BTW, In case you missed it, during her recent four day Diamond Jubilee, in a spirit of trans-Atlantic reconciliation, Queen Elizabeth announced the “Forgive and Forget” Program under which any Americans who swear allegiance to Her Majesty by July 4 of this year will receive a full pardon with ancestral retroactive effect to the time of the Revolution. Applications should be sent, in triplicate, to the following address:

Mr. M.E.L. Gibson, C.B.E.
Forgive and Forget Program
1776 If You Believe This, You’ll Believe Anything Street,
London WC 1
United Kingdom

Templar said...

Anon2, I love teh fuller version of the quote and the back ground info, I had never seen or headr that before.

I understand the attachment to checks and balances, and agree in principle that was what crafted for the US by Mr. Madison is, as written, a thing of beauty. But in practice it is no longer relevant. The US Government, which was never really Democratic, does not function as designed. The checks and balances system was designed not only to divide the powers of the Federal Government into branches, but also to balance the powers of teh 50 seperate states against the potential for Tyranny from the Central Government. States Rights and States Powers are now a joke in the US, and the only checks and balances that remain are between the branches of the Federal Government, and even today as a quick glance at the news will say, are simply ignored. We live for all intents and purposes under an "almost" Dictatorship, but once diametrically oppossed to the Catholic Faith. if we're not going to practice real representative Government I would rather live under a Catholic Monarch. Hell I'd rather live under Franco than what we have now.

Anonymous 2 said...

Thanks for that observation, Templar. Yes, of course you are right that the genius of the Founders’ “Divide and Conquer” strategy is the division and dispersal of governmental power among many different power centers – a vertical division of powers between the federal and the state governments, as well as a horizontal division of powers within the federal government (replicated within state governments too), also entailing appropriate checks and balances. Of course, our circumstances have changed dramatically in the intervening two and a quarter centuries – technologically, economically, socially, and politically. Moreover, the patient (our republic) is definitely ailing today. However, she has been sick before (never more so perhaps than in the early 1860s, but not only then) and has recovered.

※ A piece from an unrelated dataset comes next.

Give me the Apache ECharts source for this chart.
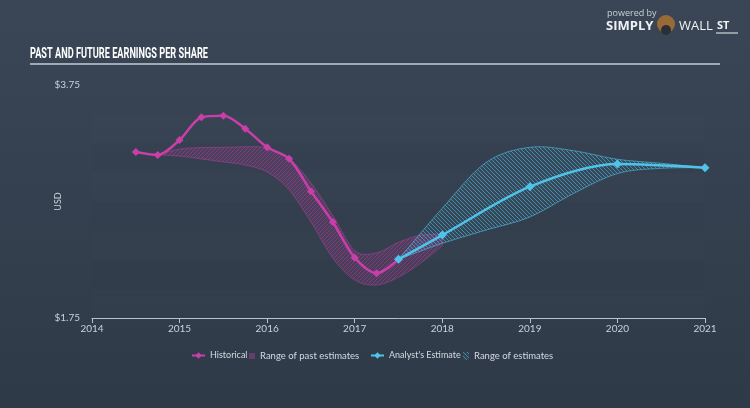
<!DOCTYPE html>
<html>
<head>
<meta charset="utf-8">
<script src="https://cdn.jsdelivr.net/npm/echarts@6/dist/echarts.min.js"></script>
<style>
html,body{margin:0;padding:0;background:#34404f;}
#c{width:750px;height:408px;}
</style>
</head>
<body>
<div id="c"></div>
<script>
// ---- data ----
const yearTicks = [2014, 2015, 2016, 2017, 2018, 2019, 2020, 2021];
const histDates = [2014.5, 2014.75, 2015.0, 2015.25, 2015.5, 2015.75, 2016.0, 2016.25, 2016.5, 2016.75, 2017.0, 2017.25, 2017.5];
const histValues = [3.175, 3.15, 3.278, 3.473, 3.486, 3.375, 3.215, 3.117, 2.838, 2.574, 2.268, 2.134, 2.254];
const pastRangeDates = [2014.75, 2015.0, 2015.25, 2015.5, 2015.75, 2016.0, 2016.25, 2016.5, 2016.75, 2017.0, 2017.25, 2017.5, 2017.75, 2018.0];
const pastRangeLow  = [3.15, 3.14, 3.115, 3.09, 3.063, 3.003, 2.85, 2.574, 2.265, 2.076, 2.033, 2.10, 2.22, 2.37];
const pastRangeHigh = [3.15, 3.20, 3.213, 3.215, 3.22, 3.21, 3.12, 2.91, 2.63, 2.33, 2.31, 2.40, 2.46, 2.47];
const estDates = [2017.5, 2018.0, 2019.0, 2020.0, 2021.0];
const estValues = [2.254, 2.462, 2.877, 3.072, 3.04];
const estRangeDates = [2017.5, 2018.0, 2018.5, 2019.0, 2019.5, 2020.0, 2020.5, 2021.0];
const estRangeLow  = [2.254, 2.391, 2.505, 2.617, 2.82, 2.99, 3.035, 3.04];
const estRangeHigh = [2.254, 2.692, 3.085, 3.215, 3.186, 3.112, 3.078, 3.04];
const yMin = 1.75, yMax = 3.75, yStep = 0.25;
const titleText = 'PAST AND FUTURE EARNINGS PER SHARE';

const PINK = '#c83fa8';
const BLUE = '#4fc3e8';

function hatch(color, dir, bg) {
  const c = document.createElement('canvas');
  c.width = 4; c.height = 4;
  const g = c.getContext('2d');
  if (bg) { g.fillStyle = bg; g.fillRect(0,0,4,4); }
  g.strokeStyle = color; g.lineWidth = 0.8;
  g.beginPath();
  if (dir > 0) { g.moveTo(0,4); g.lineTo(4,0); g.moveTo(-1,1); g.lineTo(1,-1); g.moveTo(3,5); g.lineTo(5,3); }
  else { g.moveTo(0,0); g.lineTo(4,4); g.moveTo(3,-1); g.lineTo(5,1); g.moveTo(-1,3); g.lineTo(1,5); }
  g.stroke();
  return c;
}
const pinkPattern = hatch('rgba(200,63,168,0.5)', 1, 'rgba(200,63,168,0.16)');
const bluePattern = hatch('rgba(79,195,232,0.7)', -1, 'rgba(79,195,232,0.06)');

const zip = (xs, ys) => xs.map((x, i) => [x, ys[i]]);

// smooth path (Catmull-Rom -> Bezier) through pixel points
function splineSegs(pts, t) {
  let d = '';
  for (let i = 0; i < pts.length - 1; i++) {
    const p0 = pts[Math.max(i - 1, 0)], p1 = pts[i], p2 = pts[i + 1], p3 = pts[Math.min(i + 2, pts.length - 1)];
    const c1x = p1[0] + (p2[0] - p0[0]) * t / 6, c1y = p1[1] + (p2[1] - p0[1]) * t / 6;
    const c2x = p2[0] - (p3[0] - p1[0]) * t / 6, c2y = p2[1] - (p3[1] - p1[1]) * t / 6;
    d += ' C' + c1x + ',' + c1y + ' ' + c2x + ',' + c2y + ' ' + p2[0] + ',' + p2[1];
  }
  return d;
}
function bandRender(dates, lo, hi, fill, stroke) {
  return function (params, api) {
    if (params.dataIndex !== 0) return null;
    const up = dates.map((x, i) => api.coord([x, hi[i]]));
    const dn = dates.map((x, i) => api.coord([x, lo[i]])).reverse();
    let d = 'M' + up[0][0] + ',' + up[0][1] + splineSegs(up, 1);
    d += ' L' + dn[0][0] + ',' + dn[0][1] + splineSegs(dn, 1) + ' Z';
    return {
      type: 'path',
      shape: {pathData: d},
      style: {fill: fill, stroke: stroke, lineWidth: 0.8}
    };
  };
}

const chart = echarts.init(document.getElementById('c'), null, {renderer: 'canvas'});

// fit title width to reference (~178px)
const mc = document.createElement('canvas').getContext('2d');
const titleFont = 'bold 15px Roboto';
mc.font = titleFont;
const titleScale = 178 / mc.measureText(titleText).width;

const labelColor = '#c9d1da';
function legendAt(left, name, w, h, fs) {
  return {
    left: left, top: 351, padding: 0, itemWidth: w, itemHeight: h,
    textStyle: {color: '#d3dae2', fontFamily: 'Lato', fontSize: fs}, data: [name]
  };
}
const option = {
  animation: false,
  backgroundColor: {
    type: 'linear', x: 0, y: 0, x2: 0, y2: 1,
    colorStops: [{offset: 0, color: '#3a4656'}, {offset: 1, color: '#2f3a48'}]
  },
  grid: {left: 92, right: 45, top: 85, bottom: 90},
  xAxis: {
    type: 'value', min: yearTicks[0], max: yearTicks[yearTicks.length - 1], interval: 1,
    axisLine: {show: true, lineStyle: {color: '#b9c3cd', width: 1}},
    axisTick: {show: true, length: 5, lineStyle: {color: '#b9c3cd'}},
    splitLine: {show: false},
    axisLabel: {color: labelColor, fontFamily: 'Lato', fontSize: 10, margin: 6, formatter: v => String(v)}
  },
  yAxis: {
    type: 'value', min: yMin, max: yMax, interval: yStep,
    name: 'USD', nameLocation: 'middle', nameGap: 29, nameRotate: 90, nameMoveOverlap: false,
    nameTextStyle: {color: labelColor, fontFamily: 'Lato', fontSize: 9},
    axisLine: {show: false}, axisTick: {show: false},
    splitLine: {show: false},
    splitArea: {show: true, areaStyle: {color: [
      'rgba(255,255,255,0.008)', 'rgba(0,0,0,0.012)', 'rgba(255,255,255,0.008)', 'rgba(0,0,0,0.012)',
      'rgba(255,255,255,0.008)', 'rgba(0,0,0,0.012)', 'rgba(255,255,255,0.008)', 'rgba(0,0,0,0)'
    ]}},
    axisLabel: {
      color: labelColor, fontFamily: 'Lato', fontSize: 10, margin: 12,
      formatter: v => (Math.abs(v - yMin) < 1e-6 || Math.abs(v - yMax) < 1e-6) ? '$' + v.toFixed(2) : ''
    }
  },
  legend: [
    legendAt(191, {name: 'Historical'}, 13, 8, 9),
    legendAt(249, {name: 'Range of past estimates', icon: 'rect', itemStyle: {color: 'rgba(200,63,168,0.35)'}}, 6, 6, 9.5),
    legendAt(370, {name: "Analyst's Estimate"}, 13, 8, 9),
    legendAt(463, {name: 'Range of estimates', icon: 'rect', itemStyle: {color: {image: bluePattern, repeat: 'repeat'}}}, 6, 8, 9.5)
  ],
  series: [
    {
      name: 'Range of past estimates', type: 'custom', clip: true,
      data: zip(pastRangeDates, pastRangeLow),
      encode: {x: 0, y: 1},
      itemStyle: {color: 'rgba(200,63,168,0.35)'},
      renderItem: bandRender(pastRangeDates, pastRangeLow, pastRangeHigh,
        {image: pinkPattern, repeat: 'repeat'}, 'rgba(200,63,168,0.55)'),
      z: 1
    },
    {
      name: 'Range of estimates', type: 'custom', clip: true,
      data: zip(estRangeDates, estRangeLow),
      encode: {x: 0, y: 1},
      itemStyle: {color: BLUE},
      renderItem: bandRender(estRangeDates, estRangeLow, estRangeHigh,
        {image: bluePattern, repeat: 'repeat'}, 'rgba(79,195,232,0.75)'),
      z: 2
    },
    {
      name: 'Historical', type: 'line', smooth: 0.3, symbol: 'diamond', symbolSize: 8,
      data: zip(histDates, histValues),
      lineStyle: {color: PINK, width: 2.5},
      itemStyle: {color: PINK},
      z: 5
    },
    {
      name: "Analyst's Estimate", type: 'line', smooth: 0.3, symbol: 'diamond', symbolSize: 9,
      data: zip(estDates, estValues),
      lineStyle: {color: BLUE, width: 2.5},
      itemStyle: {color: BLUE},
      z: 6
    }
  ],
  graphic: [
    {
      type: 'text', x: 30, y: 47, scaleX: titleScale, z: 10,
      style: {text: titleText, font: titleFont, fill: '#ffffff', textVerticalAlign: 'top'}
    },
    {
      type: 'line', z: 10,
      shape: {x1: 30, y1: 64, x2: 720, y2: 64},
      style: {stroke: '#c3ccd6', lineWidth: 1.5}
    },
    {
      type: 'text', x: 607, y: 9, z: 10,
      style: {text: 'powered by', font: '9px "Open Sans"', fill: '#c9d1da', textVerticalAlign: 'top'}
    },
    {
      type: 'text', x: 606, y: 20, z: 10,
      style: {text: 'SIMPLY', font: 'bold 13px "Open Sans"', fill: '#eef2f5', textVerticalAlign: 'top'}
    },
    {
      type: 'circle', z: 10, shape: {cx: 666, cy: 24, r: 9},
      style: {fill: '#9a6a36'}
    },
    {
      type: 'circle', z: 10, shape: {cx: 666, cy: 30, r: 5},
      style: {fill: '#2a2f36'}
    },
    {
      type: 'text', x: 679, y: 20, z: 10,
      style: {text: 'WALL', font: '13px "Open Sans"', fill: '#eef2f5', textVerticalAlign: 'top'}
    },
    {
      type: 'text', x: 717, y: 20, z: 10,
      style: {text: 'ST', font: 'bold 11px "Open Sans"', fill: '#eef2f5', textVerticalAlign: 'top'}
    },
    {
      type: 'line', z: 10, shape: {x1: 716, y1: 33, x2: 738, y2: 33},
      style: {stroke: '#eef2f5', lineWidth: 1}
    }
  ]
};
chart.setOption(option);
</script>
</body>
</html>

I do want to remain optimistic about the prospects of a good recovery today as well, while recognizing my own previously conceded quixotic tendencies towards idealism. As suggested earlier, the patient presents a complex ensemble of symptoms indicative of a complex of ailments, which will in turn require a complex prescription to cure (and we must continue to work for cure, must we not? Otherwise, we still have until July 4 to contact the above address =)).

Of course, different physicians will have different prescriptions to offer. The ones currently having care of the patient (i.e., the current crowd in Washington D.C. and the forces that act upon them, and often their counterparts at state level too) seem to be so intent on squabbling amongst themselves and/or on self-seeking that the health of the patient is all but ignored.

However, I continue to hope for the restoration of a robust civic virtue, focused on the common good rather than self-seeking, among both political leaders and ordinary citizens. To be sure, many other ingredients are necessary as well, and ideally they should all be administered together. Regarding the particular issue of the proper vertical balance of powers in today’s very complex circumstances, the Europeans (within the context of the European Union) have committed to adaptation of the venerable Catholic principle of subsidiarity, at least on paper (and, I believe, to some extent in practice too). Could we not do the same perhaps in trying to find a workable principle for vertical power balancing?